Table of contents
I recently completed a task as a freelancer that involved mining articles from the Wall Street Journal. The idea was to scrape articles related to "Verizon Communications Inc." that were published between July 2021 and March 2023. I thought it would be a great idea to share the Python script that I developed for this task, which can be used as a base for similar tasks. Let's dive into it!
Understanding the Script
The script is designed to perform the following steps:
Request for articles' ids - This part of the script is designed to get the IDs of all the articles related to the specified query.
Request for articles' details - Once we have all the IDs, the script then moves on to get detailed data on the articles corresponding to those IDs.
Compile the articles' details - All the fetched article details are then compiled into a Python list.
Data cleaning - After getting all the details, the script then cleans the data, keeping only the necessary fields, and then saves the data into a .csv file.
Alright, let's dive into the specific code snippets and understand them better.
Code Walkthrough
Setup
First, we import the necessary Python libraries - requests for handling HTTP requests and json and pandas for handling and storing data.
import requests, json
import pandas as pd
Fetch Articles IDs
The function gettingArticlesIds(page)
generates a GET request to the WSJ search URL. This function fetches the article IDs related to a specified query (Verizon Communications Inc.) and a specified page number.
def gettingArticlesIds(page):
url = "https://www.wsj.com/search"
query= 'Verizon Communications Inc.'
# ... Rest of code to setup the query string and headers ...
response = requests.request("GET", url, data=payload, headers=headers, params=querystring)
if response.status_code != 200:
raise Exception('Something went wrong with the page request!')
return response
Fetch Article Details
The function gettingArticleDetails(id,type)
uses the IDs fetched in the previous step to generate a GET request to the WSJ search URL for specific article details.
def gettingArticleDetails(id,type):
url = "https://www.wsj.com/search"
querystring = {"id":id,"type":type}
# ... Rest of code to setup headers ...
response = requests.request("GET", url, data=payload, headers=headers, params=querystring)
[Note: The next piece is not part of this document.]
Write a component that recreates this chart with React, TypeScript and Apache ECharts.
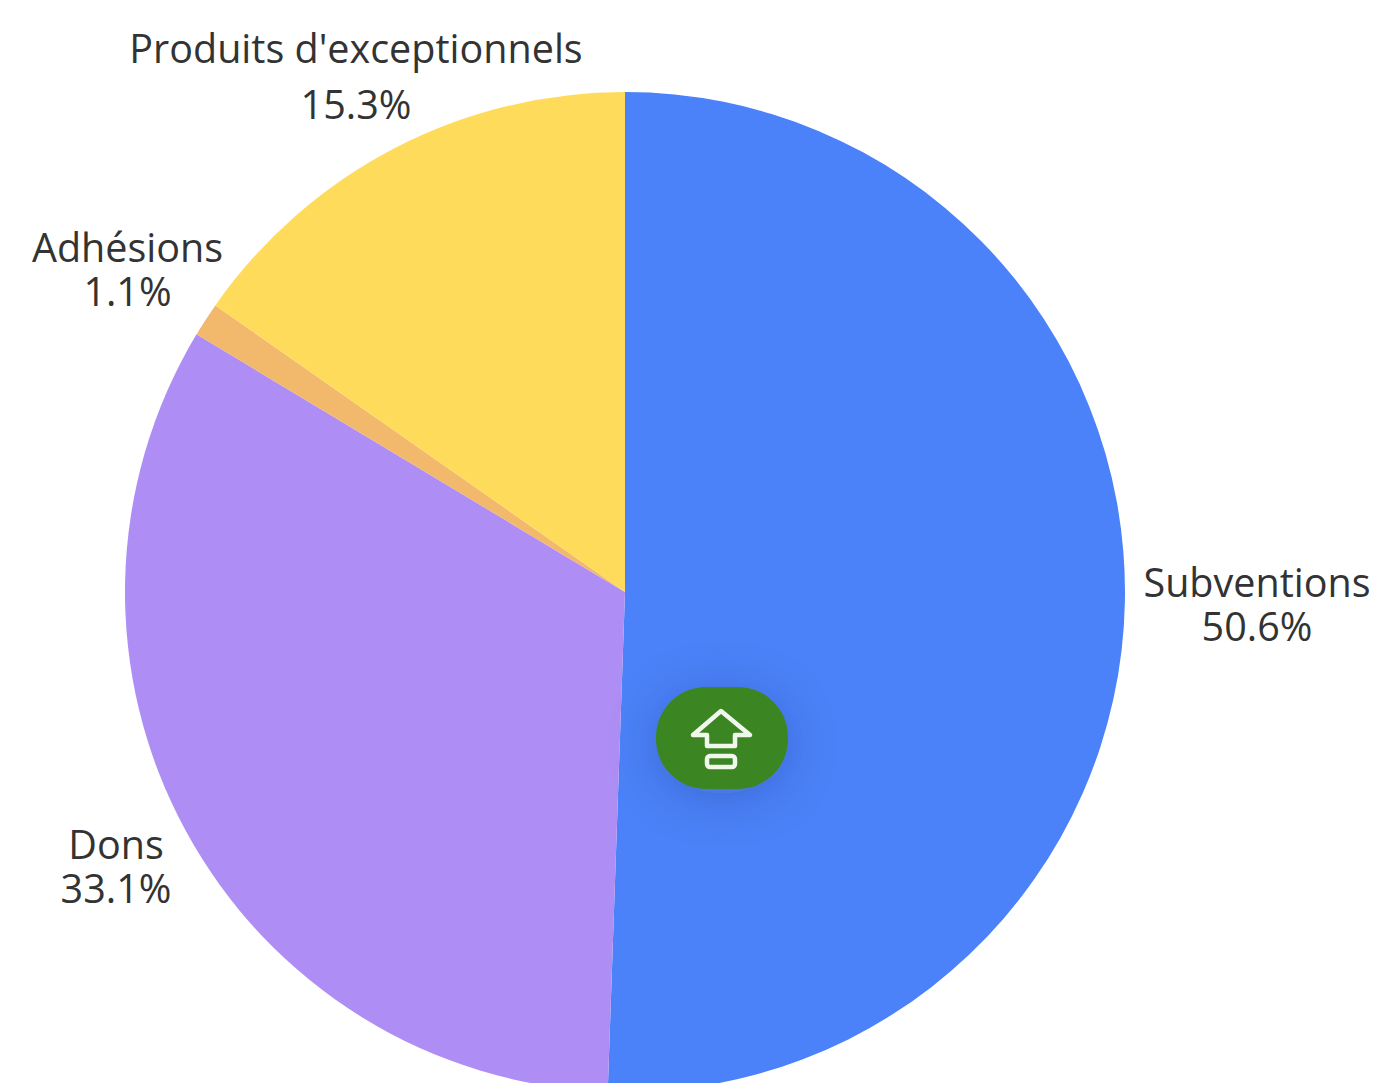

if response.status_code != 200:
raise Exception('Something went wrong with the request!', id)
return response
Compile Article Details
In the main()
function, these functions are called to first get the article IDs, and then their respective details. The article details are then saved into a Python list.
def main():
# ... Code to fetch article IDs ...
allIdsData = list()
for id in ids:
try:
data = gettingArticleDetails(id['id'], id['type']).json()
except:
''
allIdsData.append(data['data'])
return allIdsData
Data Cleaning
Finally, the cleaning(data)
function takes the Python list of article details, cleans it, and then saves it into a .csv file.
def cleaning(data):
allData = list()
for row in data:
cleanData = {
'articleId':row.get('articleId'),
'articleSection':row.get('articleSection'),
'byline':row.get('byline'),
'url':row.get('url'),
'contentType':row.get('contentType'),
'headline':row.get('headline'),
'printedition_wsj_headline':row.get('printedition_wsj_headline'),
'printedition_wsj_pubdate':row.get('printedition_wsj_pubdate'),
'summary':row.get('summary'),
}
allData.append(cleanData)
pd.DataFrame(allData).to_csv('data.csv', index=False)
So there you have it! This script can be easily adjusted for any query or website with a similar structure.
Happy Scraping!